» **Your goal**
In the data below, find each line containing the string "that" and return it.

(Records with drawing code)
***

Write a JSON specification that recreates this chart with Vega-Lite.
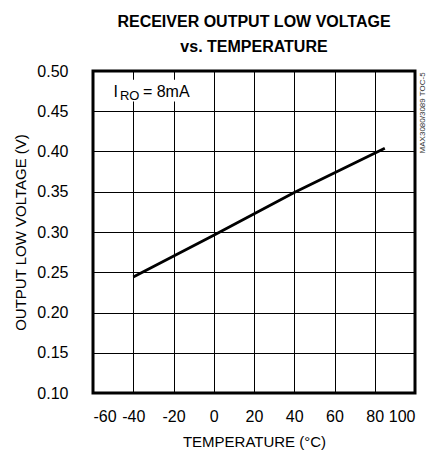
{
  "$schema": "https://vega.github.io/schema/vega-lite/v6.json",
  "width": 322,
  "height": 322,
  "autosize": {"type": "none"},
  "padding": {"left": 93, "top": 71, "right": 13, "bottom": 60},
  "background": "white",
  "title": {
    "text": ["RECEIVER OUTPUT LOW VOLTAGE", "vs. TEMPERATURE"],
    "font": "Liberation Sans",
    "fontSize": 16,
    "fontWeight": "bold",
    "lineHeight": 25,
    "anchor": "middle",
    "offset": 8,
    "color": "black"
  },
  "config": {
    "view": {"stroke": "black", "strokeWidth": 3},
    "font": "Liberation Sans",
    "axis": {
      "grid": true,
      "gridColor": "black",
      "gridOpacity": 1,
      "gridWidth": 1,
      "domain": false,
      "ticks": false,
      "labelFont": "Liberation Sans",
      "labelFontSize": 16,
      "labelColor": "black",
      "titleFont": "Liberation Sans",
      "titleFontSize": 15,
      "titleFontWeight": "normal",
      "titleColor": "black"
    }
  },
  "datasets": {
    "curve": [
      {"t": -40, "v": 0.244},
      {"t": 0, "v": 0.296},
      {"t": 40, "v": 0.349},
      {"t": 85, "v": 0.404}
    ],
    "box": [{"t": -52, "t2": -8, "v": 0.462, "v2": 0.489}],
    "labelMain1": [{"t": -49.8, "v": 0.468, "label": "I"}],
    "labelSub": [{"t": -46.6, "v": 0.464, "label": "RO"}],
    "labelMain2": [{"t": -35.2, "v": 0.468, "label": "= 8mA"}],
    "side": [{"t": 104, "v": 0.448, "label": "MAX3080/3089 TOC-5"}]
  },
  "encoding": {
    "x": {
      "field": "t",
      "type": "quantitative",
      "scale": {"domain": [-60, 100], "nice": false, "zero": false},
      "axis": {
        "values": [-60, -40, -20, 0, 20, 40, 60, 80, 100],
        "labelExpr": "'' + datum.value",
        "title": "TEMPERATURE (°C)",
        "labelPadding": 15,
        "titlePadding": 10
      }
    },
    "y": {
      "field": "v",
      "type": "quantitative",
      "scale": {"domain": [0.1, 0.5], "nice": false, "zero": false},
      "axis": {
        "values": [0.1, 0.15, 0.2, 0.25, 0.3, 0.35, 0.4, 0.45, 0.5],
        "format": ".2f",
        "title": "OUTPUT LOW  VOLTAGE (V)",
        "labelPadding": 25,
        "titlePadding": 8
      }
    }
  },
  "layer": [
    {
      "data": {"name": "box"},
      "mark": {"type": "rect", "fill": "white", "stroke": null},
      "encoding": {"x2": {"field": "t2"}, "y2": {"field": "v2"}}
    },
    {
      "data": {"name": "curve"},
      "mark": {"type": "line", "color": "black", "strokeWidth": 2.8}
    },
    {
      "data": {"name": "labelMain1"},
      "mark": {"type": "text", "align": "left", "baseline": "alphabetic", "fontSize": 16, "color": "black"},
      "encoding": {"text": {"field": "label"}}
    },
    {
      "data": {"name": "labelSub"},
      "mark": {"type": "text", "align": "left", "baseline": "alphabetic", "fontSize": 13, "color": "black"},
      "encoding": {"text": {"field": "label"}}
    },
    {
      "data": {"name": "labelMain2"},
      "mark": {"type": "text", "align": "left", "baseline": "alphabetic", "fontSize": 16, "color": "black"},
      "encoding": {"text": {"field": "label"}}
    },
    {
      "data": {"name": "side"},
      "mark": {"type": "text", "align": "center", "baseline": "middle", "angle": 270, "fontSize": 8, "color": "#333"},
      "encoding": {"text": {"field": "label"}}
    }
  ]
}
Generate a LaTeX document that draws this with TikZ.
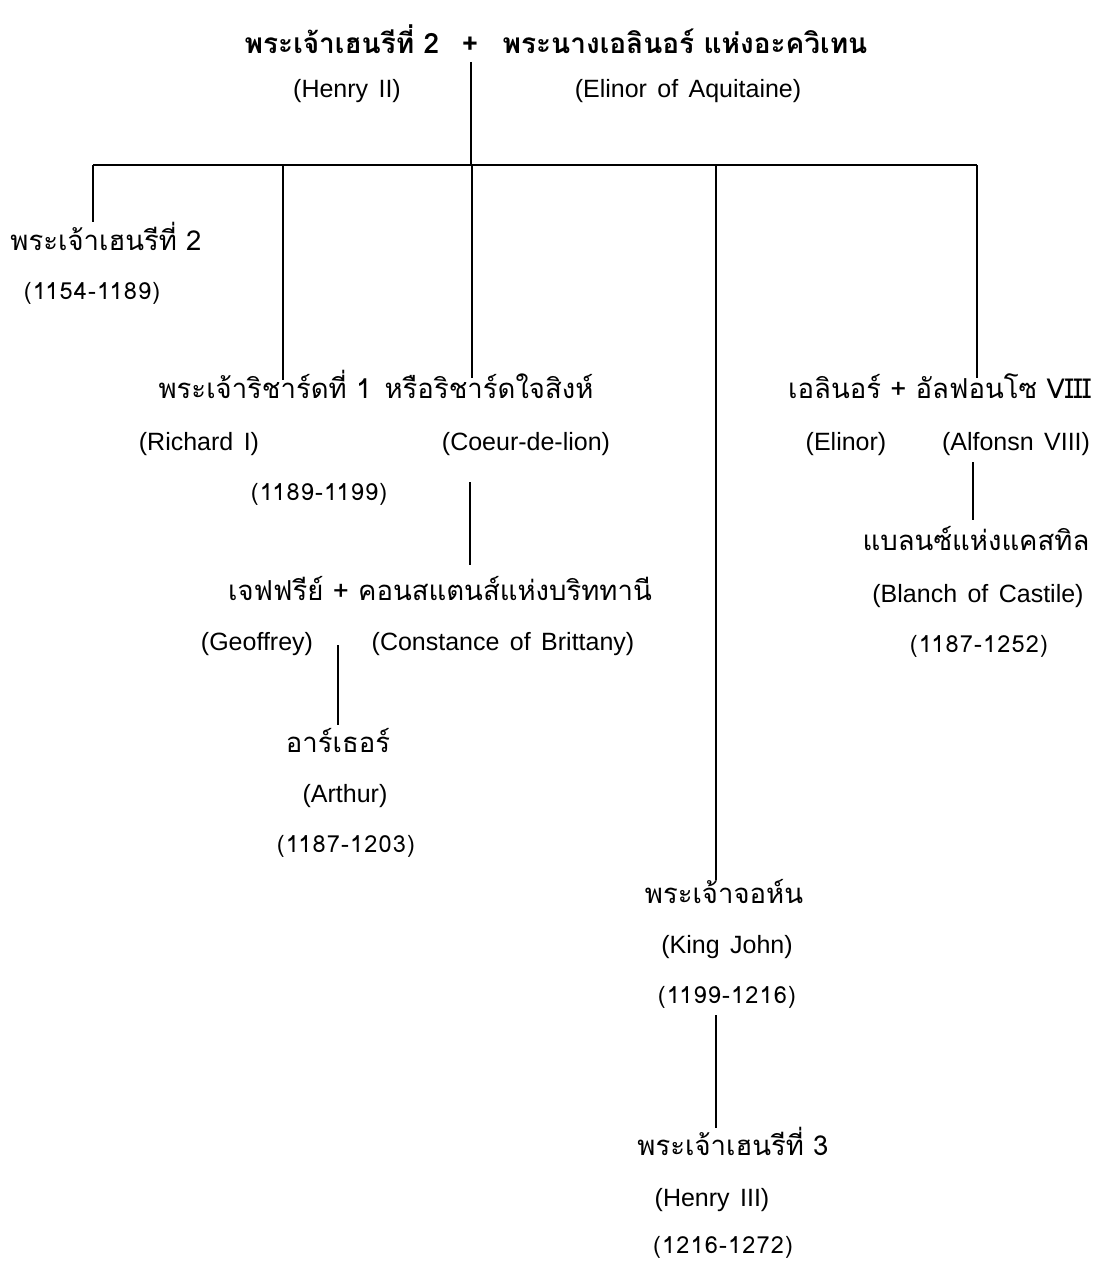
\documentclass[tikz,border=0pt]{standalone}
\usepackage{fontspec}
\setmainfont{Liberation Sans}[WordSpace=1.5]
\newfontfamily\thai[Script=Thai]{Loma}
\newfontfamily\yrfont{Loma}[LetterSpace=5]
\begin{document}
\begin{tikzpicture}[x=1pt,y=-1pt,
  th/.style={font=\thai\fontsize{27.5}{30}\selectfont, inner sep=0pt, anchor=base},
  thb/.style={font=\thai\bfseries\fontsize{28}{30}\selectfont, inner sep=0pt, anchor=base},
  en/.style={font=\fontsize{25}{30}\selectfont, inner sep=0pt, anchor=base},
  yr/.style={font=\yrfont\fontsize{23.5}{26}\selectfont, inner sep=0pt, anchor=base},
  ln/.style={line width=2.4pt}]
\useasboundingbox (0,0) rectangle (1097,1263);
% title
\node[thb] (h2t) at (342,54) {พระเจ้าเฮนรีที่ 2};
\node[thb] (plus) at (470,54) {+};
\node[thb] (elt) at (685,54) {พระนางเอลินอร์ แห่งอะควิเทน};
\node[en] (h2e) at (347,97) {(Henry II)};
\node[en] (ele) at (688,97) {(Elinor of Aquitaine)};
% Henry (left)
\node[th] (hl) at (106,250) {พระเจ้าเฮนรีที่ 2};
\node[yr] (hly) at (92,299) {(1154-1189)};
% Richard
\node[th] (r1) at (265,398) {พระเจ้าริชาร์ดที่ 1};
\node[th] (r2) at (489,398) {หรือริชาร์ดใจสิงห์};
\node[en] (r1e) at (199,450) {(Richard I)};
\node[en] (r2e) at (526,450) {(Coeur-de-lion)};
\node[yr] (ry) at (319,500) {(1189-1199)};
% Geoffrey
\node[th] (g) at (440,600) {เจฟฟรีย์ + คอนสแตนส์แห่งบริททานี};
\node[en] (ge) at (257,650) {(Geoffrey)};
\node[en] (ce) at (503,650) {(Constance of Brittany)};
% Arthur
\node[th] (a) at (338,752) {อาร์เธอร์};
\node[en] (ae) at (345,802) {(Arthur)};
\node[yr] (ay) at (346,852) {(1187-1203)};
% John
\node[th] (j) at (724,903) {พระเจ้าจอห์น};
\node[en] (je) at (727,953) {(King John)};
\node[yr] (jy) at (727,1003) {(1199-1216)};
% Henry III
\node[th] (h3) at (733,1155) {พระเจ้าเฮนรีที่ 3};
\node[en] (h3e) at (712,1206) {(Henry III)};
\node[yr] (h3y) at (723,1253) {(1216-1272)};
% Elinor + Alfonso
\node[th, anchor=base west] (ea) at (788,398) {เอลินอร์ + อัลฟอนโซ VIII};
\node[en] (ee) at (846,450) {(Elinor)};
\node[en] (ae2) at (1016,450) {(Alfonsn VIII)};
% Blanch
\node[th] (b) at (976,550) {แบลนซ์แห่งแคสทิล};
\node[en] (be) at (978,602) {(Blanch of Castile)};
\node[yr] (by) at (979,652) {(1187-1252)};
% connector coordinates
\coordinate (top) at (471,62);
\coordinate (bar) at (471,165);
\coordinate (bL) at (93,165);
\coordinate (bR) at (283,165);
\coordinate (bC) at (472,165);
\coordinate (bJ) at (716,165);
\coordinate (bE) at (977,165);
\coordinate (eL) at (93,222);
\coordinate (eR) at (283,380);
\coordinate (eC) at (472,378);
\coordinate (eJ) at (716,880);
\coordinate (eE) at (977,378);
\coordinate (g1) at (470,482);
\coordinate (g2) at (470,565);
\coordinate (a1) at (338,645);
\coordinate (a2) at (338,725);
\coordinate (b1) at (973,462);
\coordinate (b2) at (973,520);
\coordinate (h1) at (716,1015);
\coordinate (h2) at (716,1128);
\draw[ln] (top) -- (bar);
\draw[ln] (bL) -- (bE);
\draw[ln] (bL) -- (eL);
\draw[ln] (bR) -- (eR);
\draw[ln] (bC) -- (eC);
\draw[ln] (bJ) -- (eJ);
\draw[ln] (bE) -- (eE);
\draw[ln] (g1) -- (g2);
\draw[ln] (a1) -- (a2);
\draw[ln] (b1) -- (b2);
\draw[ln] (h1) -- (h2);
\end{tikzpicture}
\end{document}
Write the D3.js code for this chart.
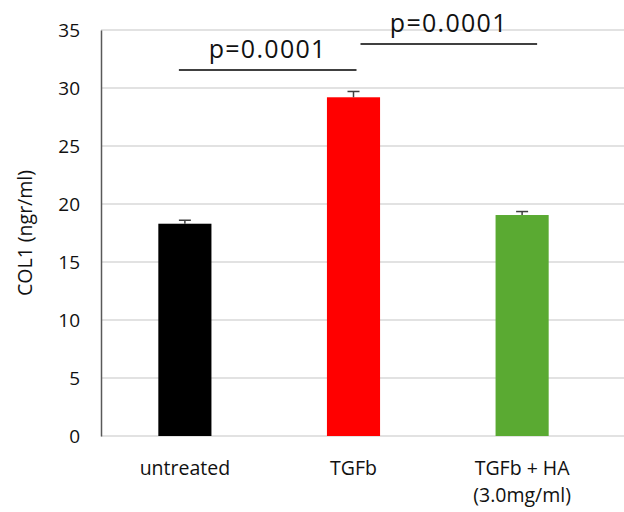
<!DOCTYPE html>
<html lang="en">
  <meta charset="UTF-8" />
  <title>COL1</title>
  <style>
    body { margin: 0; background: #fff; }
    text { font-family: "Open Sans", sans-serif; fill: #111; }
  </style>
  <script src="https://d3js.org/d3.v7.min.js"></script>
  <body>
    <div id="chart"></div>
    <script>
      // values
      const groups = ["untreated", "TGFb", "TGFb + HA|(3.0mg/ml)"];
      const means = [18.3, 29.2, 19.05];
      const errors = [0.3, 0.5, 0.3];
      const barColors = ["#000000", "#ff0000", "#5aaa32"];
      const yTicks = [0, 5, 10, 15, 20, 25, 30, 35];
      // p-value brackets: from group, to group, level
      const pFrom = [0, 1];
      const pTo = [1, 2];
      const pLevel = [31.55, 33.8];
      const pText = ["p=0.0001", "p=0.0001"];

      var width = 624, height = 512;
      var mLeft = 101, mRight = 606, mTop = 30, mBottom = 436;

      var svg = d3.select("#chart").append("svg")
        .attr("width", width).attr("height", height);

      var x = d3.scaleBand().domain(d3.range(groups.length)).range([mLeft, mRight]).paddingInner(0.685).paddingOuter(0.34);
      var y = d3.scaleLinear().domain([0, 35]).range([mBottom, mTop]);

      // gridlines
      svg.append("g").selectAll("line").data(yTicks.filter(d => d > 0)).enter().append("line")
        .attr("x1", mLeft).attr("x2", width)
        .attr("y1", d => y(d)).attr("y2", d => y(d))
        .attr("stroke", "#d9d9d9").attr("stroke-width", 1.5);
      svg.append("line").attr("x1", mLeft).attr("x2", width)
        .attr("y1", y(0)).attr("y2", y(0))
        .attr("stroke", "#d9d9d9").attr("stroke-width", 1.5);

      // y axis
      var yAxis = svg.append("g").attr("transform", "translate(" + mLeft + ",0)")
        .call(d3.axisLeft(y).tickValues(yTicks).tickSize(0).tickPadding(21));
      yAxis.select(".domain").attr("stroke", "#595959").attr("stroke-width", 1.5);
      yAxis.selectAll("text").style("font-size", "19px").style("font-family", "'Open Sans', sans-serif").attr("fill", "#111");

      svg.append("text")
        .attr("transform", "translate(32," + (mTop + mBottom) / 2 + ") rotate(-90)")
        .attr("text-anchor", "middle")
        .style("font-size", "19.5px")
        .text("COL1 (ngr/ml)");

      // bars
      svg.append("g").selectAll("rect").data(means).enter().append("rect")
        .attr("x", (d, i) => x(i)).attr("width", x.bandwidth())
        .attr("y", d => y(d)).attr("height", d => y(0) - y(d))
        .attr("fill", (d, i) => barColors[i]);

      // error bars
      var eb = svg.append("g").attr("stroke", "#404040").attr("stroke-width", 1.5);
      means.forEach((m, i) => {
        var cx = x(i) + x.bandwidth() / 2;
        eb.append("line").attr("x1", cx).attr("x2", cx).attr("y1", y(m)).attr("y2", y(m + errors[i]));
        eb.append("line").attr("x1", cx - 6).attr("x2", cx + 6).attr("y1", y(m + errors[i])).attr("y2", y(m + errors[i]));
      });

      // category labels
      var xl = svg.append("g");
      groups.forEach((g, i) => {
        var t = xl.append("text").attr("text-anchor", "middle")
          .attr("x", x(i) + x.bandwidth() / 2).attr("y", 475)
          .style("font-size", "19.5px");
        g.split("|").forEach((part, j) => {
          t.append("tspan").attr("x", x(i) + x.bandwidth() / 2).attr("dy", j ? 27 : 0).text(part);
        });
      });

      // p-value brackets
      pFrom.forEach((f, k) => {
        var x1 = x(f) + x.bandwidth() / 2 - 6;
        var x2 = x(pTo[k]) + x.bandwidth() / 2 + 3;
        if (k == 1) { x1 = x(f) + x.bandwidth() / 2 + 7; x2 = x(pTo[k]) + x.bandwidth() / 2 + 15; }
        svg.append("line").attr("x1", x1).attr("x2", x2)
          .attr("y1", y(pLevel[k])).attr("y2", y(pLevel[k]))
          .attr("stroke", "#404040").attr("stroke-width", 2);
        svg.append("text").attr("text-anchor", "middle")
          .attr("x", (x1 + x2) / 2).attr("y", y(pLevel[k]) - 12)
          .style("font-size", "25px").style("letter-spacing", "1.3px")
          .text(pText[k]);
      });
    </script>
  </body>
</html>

***

» **Response for this exercise**
Write a JSON specification that recreates this chart with Vega-Lite.
Generate a LaTeX document that draws this with TikZ.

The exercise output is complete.